Directive
Starting at the first line of the listing below, retype each line up to and including the one that contains "const xTicks = [0, 0.2, 0.4, 0.6, 0.8, 1.0];". Leave pictures out.

Available data
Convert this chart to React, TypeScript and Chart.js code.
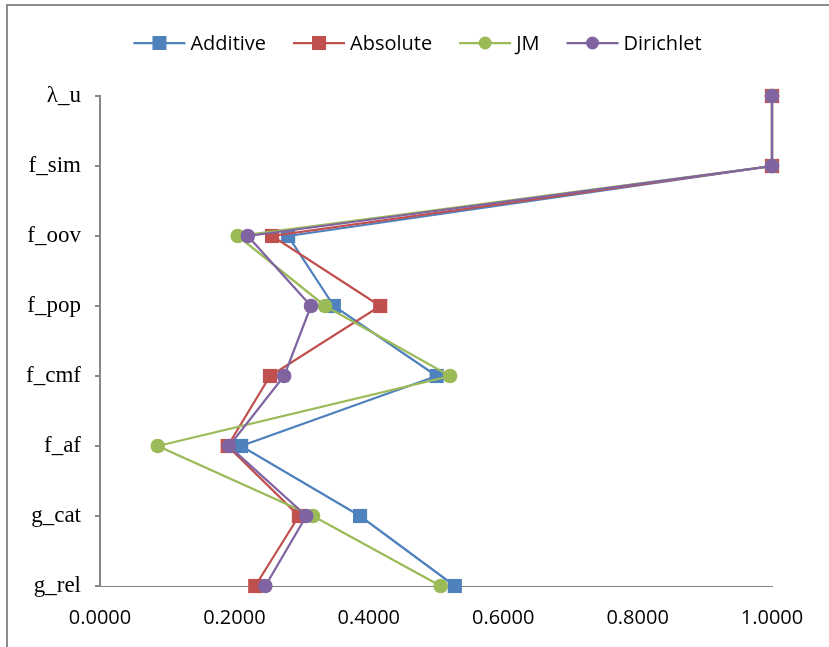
import React, { useEffect, useRef } from 'react';
import { Chart, registerables } from 'chart.js';

Chart.register(...registerables);

const categories = ['λ_u', 'f_sim', 'f_oov', 'f_pop', 'f_cmf', 'f_af', 'g_cat', 'g_rel'];
const additive = [1.0, 1.0, 0.28, 0.348, 0.501, 0.21, 0.387, 0.528];
const absolute = [1.0, 1.0, 0.256, 0.417, 0.253, 0.19, 0.296, 0.231];
const jm = [1.0, 1.0, 0.205, 0.335, 0.521, 0.086, 0.317, 0.507];
const dirichlet = [1.0, 1.0, 0.22, 0.314, 0.274, 0.192, 0.307, 0.246];
const xTicks = [0, 0.2, 0.4, 0.6, 0.8, 1.0];

const seriesNames = ['Additive', 'Absolute', 'JM', 'Dirichlet'];
const seriesColors = ['#4F81BD', '#C0504D', '#9BBB59', '#8064A2'];
const seriesShapes = ['rect', 'rect', 'circle', 'circle'];

const LEGEND_FONT = "20px 'Open Sans'";

const legendPlugin = {
  id: 'excelLegend',
  afterDraw(chart: any) {
    const ctx = chart.ctx;
    ctx.save();
    ctx.font = LEGEND_FONT;
    const lineLen = 52;
    const textGap = 5;
    const itemGap = 27;
    const datasets = chart.data.datasets;
    const widths = datasets.map((d: any) => ctx.measureText(d.label).width);
    let total = 0;
    widths.forEach((w: number, i: number) => {
      total += lineLen + textGap + w + (i < widths.length - 1 ? itemGap : 0);
    });
    let x = 417.5 - total / 2;
    const y = 43;
    datasets.forEach((d: any, i: number) => {
      const color = d.borderColor;
      ctx.strokeStyle = color;
      ctx.lineWidth = 2.25;
      ctx.beginPath();
      ctx.moveTo(x, y);
      ctx.lineTo(x + lineLen, y);
      ctx.stroke();
      ctx.fillStyle = color;
      const cx = x + lineLen / 2;
      if (d.pointStyle === 'rect') {
        ctx.fillRect(cx - 7, y - 7, 14, 14);
      } else {
        ctx.beginPath();
        ctx.arc(cx, y, 6.5, 0, Math.PI * 2);
        ctx.fill();
      }
      ctx.fillStyle = '#000';
      ctx.textBaseline = 'middle';
      ctx.textAlign = 'left';
      ctx.fillText(d.label, x + lineLen + textGap, y + 1);
      x += lineLen + textGap + widths[i] + itemGap;
    });
    ctx.restore();
  },
};

export default function App() {
  const canvasRef = useRef<HTMLCanvasElement | null>(null);

  useEffect(() => {
    const canvas = canvasRef.current;
    if (!canvas) return;
    const values = [additive, absolute, jm, dirichlet];
    const chart = new Chart(canvas, {
      type: 'line',
      data: {
        labels: categories,
        datasets: values.map((vals, i) => ({
          label: seriesNames[i],
          data: vals,
          borderColor: seriesColors[i],
          backgroundColor: seriesColors[i],
          borderWidth: 2.25,
          pointStyle: seriesShapes[i],
          pointRadius: seriesShapes[i] === 'rect' ? 10 : 7.3,
          pointBorderWidth: 0,
          pointBackgroundColor: seriesColors[i],
          pointBorderColor: seriesColors[i],
          tension: 0,
          clip: false,
          order: values.length - 1 - i,
        })),
      },
      options: {
        indexAxis: 'y',
        responsive: false,
        animation: false,
        devicePixelRatio: 1,
        layout: { padding: { top: 96, right: 57, bottom: 0, left: 0 } },
        plugins: {
          legend: { display: false },
          tooltip: { enabled: false },
        },
        scales: {
          x: {
            type: 'linear',
            min: 0,
            max: 1,
            afterBuildTicks: (scale: any) => {
              scale.ticks = xTicks.map((v) => ({ value: v }));
            },
            afterFit: (scale: any) => {
              scale.height = 61;
            },
            grid: { display: false, drawTicks: false },
            border: { display: true, color: '#7f7f7f', width: 1, dash: [1, 2] },
            ticks: {
              color: '#000',
              padding: 20,
              maxRotation: 0,
              font: { family: "'Open Sans'", size: 20 },
              callback: (v: any) => Number(v).toFixed(4),
            },
          },
          y: {
            type: 'category',
            offset: false,
            afterFit: (scale: any) => {
              scale.width = 100;
            },
            grid: {
              display: true,
              drawOnChartArea: false,
              drawTicks: true,
              tickLength: 5,
              color: '#868686',
              lineWidth: 2,
            },
            border: { display: true, color: '#868686', width: 2 },
            ticks: {
              color: '#000',
              padding: 14,
              font: { family: "'Liberation Serif'", size: 23 },
            },
          },
        },
      },
      plugins: [legendPlugin],
    } as any);
    return () => chart.destroy();
  }, []);

  return (
    <div style={{ position: 'fixed', left: 0, top: 0, width: 829, height: 647, background: '#fff', overflow: 'hidden' }}>
      <div
        style={{
          position: 'absolute',
          left: 6,
          top: 4,
          width: 900,
          height: 800,
          border: '2px solid #8c8c8c',
          boxSizing: 'border-box',
        }}
      />
      <canvas ref={canvasRef} width={829} height={647} style={{ position: 'absolute', left: 0, top: 0 }} />
    </div>
  );
}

Written response
Convert this chart to React, TypeScript and Chart.js code.
import React, { useEffect, useRef } from 'react';
import { Chart, registerables } from 'chart.js';

Chart.register(...registerables);

const categories = ['λ_u', 'f_sim', 'f_oov', 'f_pop', 'f_cmf', 'f_af', 'g_cat', 'g_rel'];
const additive = [1.0, 1.0, 0.28, 0.348, 0.501, 0.21, 0.387, 0.528];
const absolute = [1.0, 1.0, 0.256, 0.417, 0.253, 0.19, 0.296, 0.231];
const jm = [1.0, 1.0, 0.205, 0.335, 0.521, 0.086, 0.317, 0.507];
const dirichlet = [1.0, 1.0, 0.22, 0.314, 0.274, 0.192, 0.307, 0.246];
const xTicks = [0, 0.2, 0.4, 0.6, 0.8, 1.0];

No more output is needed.